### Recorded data
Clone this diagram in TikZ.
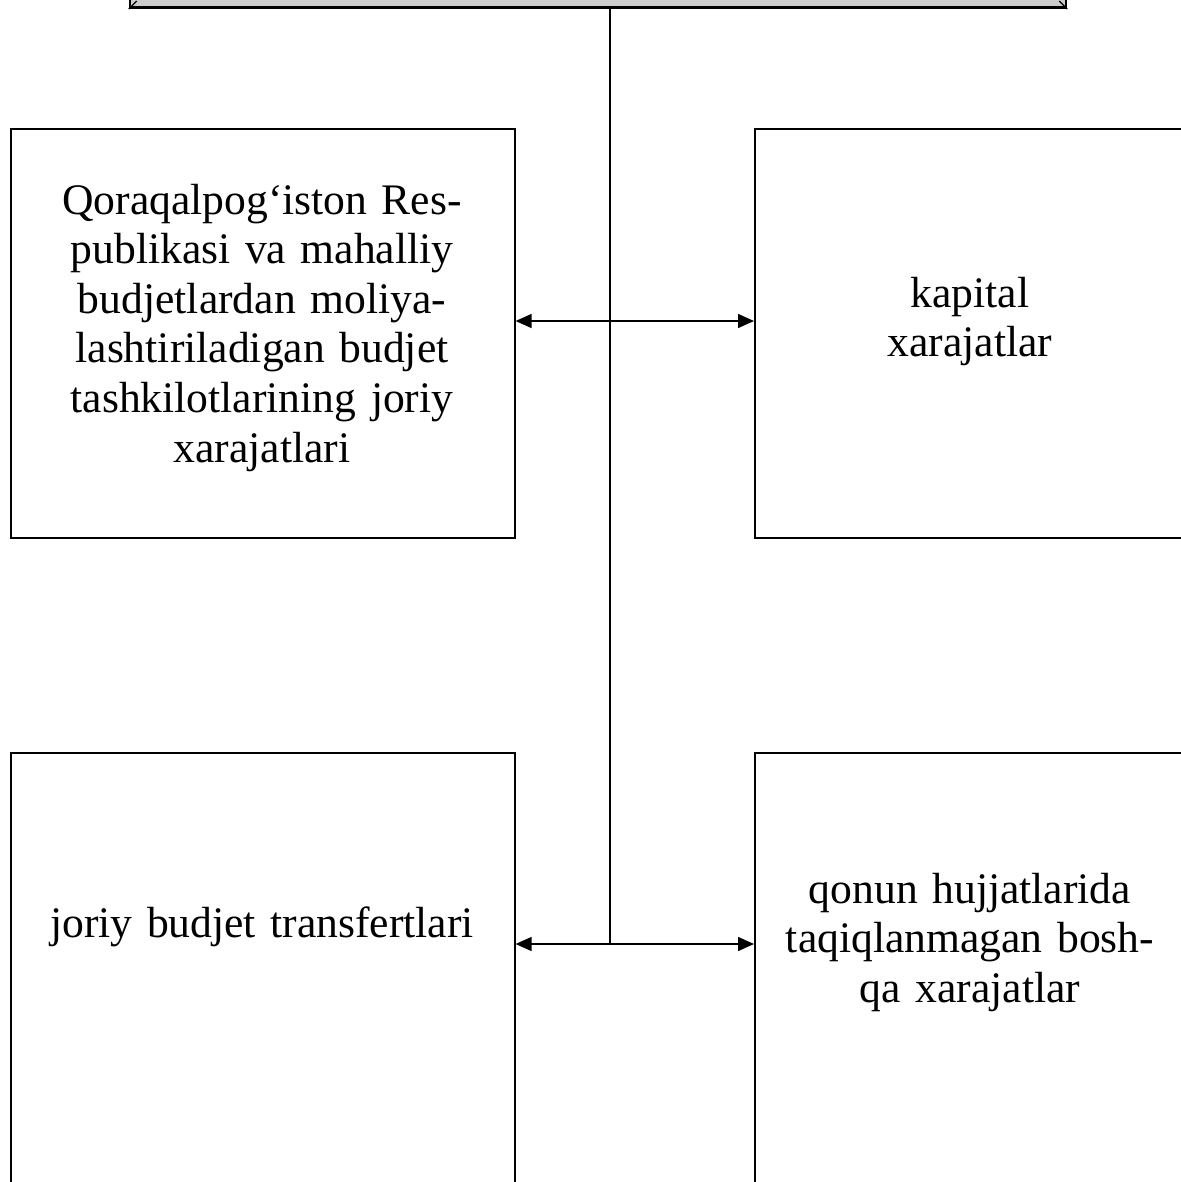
\documentclass[tikz,border=0pt]{standalone}
\usepackage{fontspec}
\setmainfont{Liberation Serif}
\usetikzlibrary{arrows.meta}
\tikzset{
  box/.style={draw,line width=0.8pt,minimum width=252pt,inner sep=0pt,anchor=north west},
  lbl/.style={text width=244pt,align=center,inner sep=0pt,anchor=base,
    font=\fontsize{21.8}{24.8}\selectfont},
  link/.style={line width=0.75pt,{Triangle[length=8pt,width=7pt]}-{Triangle[length=8pt,width=7pt]}}
}
\begin{document}
\begin{tikzpicture}[x=0.5pt,y=-0.5pt]
  \useasboundingbox (0,0) rectangle (1181,1182);
  \clip (0,0) rectangle (1181,1182);

  % top bevelled box, cut by the page edge
  \node[draw,line width=1.3pt,fill=black!20,minimum width=468pt,minimum height=60pt,
    inner sep=0pt,anchor=south] (top) at (598,9) {};
  \draw[line width=0.6pt] (top.south west) -- ++(8,-8);
  \draw[line width=0.6pt] (top.south east) -- ++(-8,-8);

  % boxes
  \node[box,minimum height=204.5pt] (lt) at (10,128) {};
  \node[box,minimum width=218pt,minimum height=204.5pt] (rt) at (754,128) {};
  \node[box,minimum height=250pt] (lb) at (10,752) {};
  \node[box,minimum width=218pt,minimum height=250pt] (rb) at (754,752) {};

  % texts
  \node[lbl] (ltt) at (262,214) {Qoraqalpog‘iston Res-\\publikasi va mahalliy\\budjetlardan moliya-\\lashtiriladigan budjet\\tashkilotlarining joriy\\xarajatlari};
  \node[lbl] (rtt) at (970,307) {kapital\\xarajatlar};
  \node[lbl] (lbt) at (262,937) {joriy budjet transfertlari};
  \node[lbl] (rbt) at (970,903) {qonun hujjatlarida\\taqiqlanmagan bosh-\\qa xarajatlar};

  % trunk and branches
  \coordinate (j1) at (610,321);
  \coordinate (j2) at (610,944);
  \draw[line width=0.75pt] (top.south -| j2) -- (j2);
  \foreach \a/\b/\j in {lt/rt/j1,lb/rb/j2}
    \draw[link] (\a.east |- \j) -- (\b.west |- \j);
\end{tikzpicture}
\end{document}
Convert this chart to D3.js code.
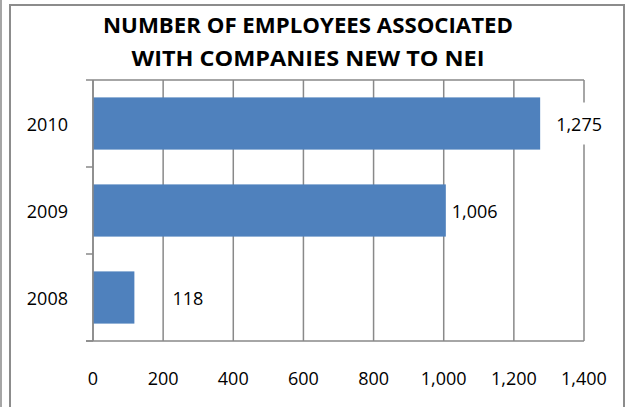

### REQUIRED TASK
Write out each line again precisely as it appears, skipping every picture.

### COMPLETE ANSWER
Clone this diagram in TikZ.
\documentclass[tikz,border=0pt]{standalone}
\usepackage{fontspec}
\setmainfont{Liberation Serif}
\usetikzlibrary{arrows.meta}
\tikzset{
  box/.style={draw,line width=0.8pt,minimum width=252pt,inner sep=0pt,anchor=north west},
  lbl/.style={text width=244pt,align=center,inner sep=0pt,anchor=base,
    font=\fontsize{21.8}{24.8}\selectfont},
  link/.style={line width=0.75pt,{Triangle[length=8pt,width=7pt]}-{Triangle[length=8pt,width=7pt]}}
}
\begin{document}
\begin{tikzpicture}[x=0.5pt,y=-0.5pt]
  \useasboundingbox (0,0) rectangle (1181,1182);
  \clip (0,0) rectangle (1181,1182);

  % top bevelled box, cut by the page edge
  \node[draw,line width=1.3pt,fill=black!20,minimum width=468pt,minimum height=60pt,
    inner sep=0pt,anchor=south] (top) at (598,9) {};
  \draw[line width=0.6pt] (top.south west) -- ++(8,-8);
  \draw[line width=0.6pt] (top.south east) -- ++(-8,-8);

  % boxes
  \node[box,minimum height=204.5pt] (lt) at (10,128) {};
  \node[box,minimum width=218pt,minimum height=204.5pt] (rt) at (754,128) {};
  \node[box,minimum height=250pt] (lb) at (10,752) {};
  \node[box,minimum width=218pt,minimum height=250pt] (rb) at (754,752) {};

  % texts
  \node[lbl] (ltt) at (262,214) {Qoraqalpog‘iston Res-\\publikasi va mahalliy\\budjetlardan moliya-\\lashtiriladigan budjet\\tashkilotlarining joriy\\xarajatlari};
  \node[lbl] (rtt) at (970,307) {kapital\\xarajatlar};
  \node[lbl] (lbt) at (262,937) {joriy budjet transfertlari};
  \node[lbl] (rbt) at (970,903) {qonun hujjatlarida\\taqiqlanmagan bosh-\\qa xarajatlar};

  % trunk and branches
  \coordinate (j1) at (610,321);
  \coordinate (j2) at (610,944);
  \draw[line width=0.75pt] (top.south -| j2) -- (j2);
  \foreach \a/\b/\j in {lt/rt/j1,lb/rb/j2}
    \draw[link] (\a.east |- \j) -- (\b.west |- \j);
\end{tikzpicture}
\end{document}
Convert this chart to D3.js code.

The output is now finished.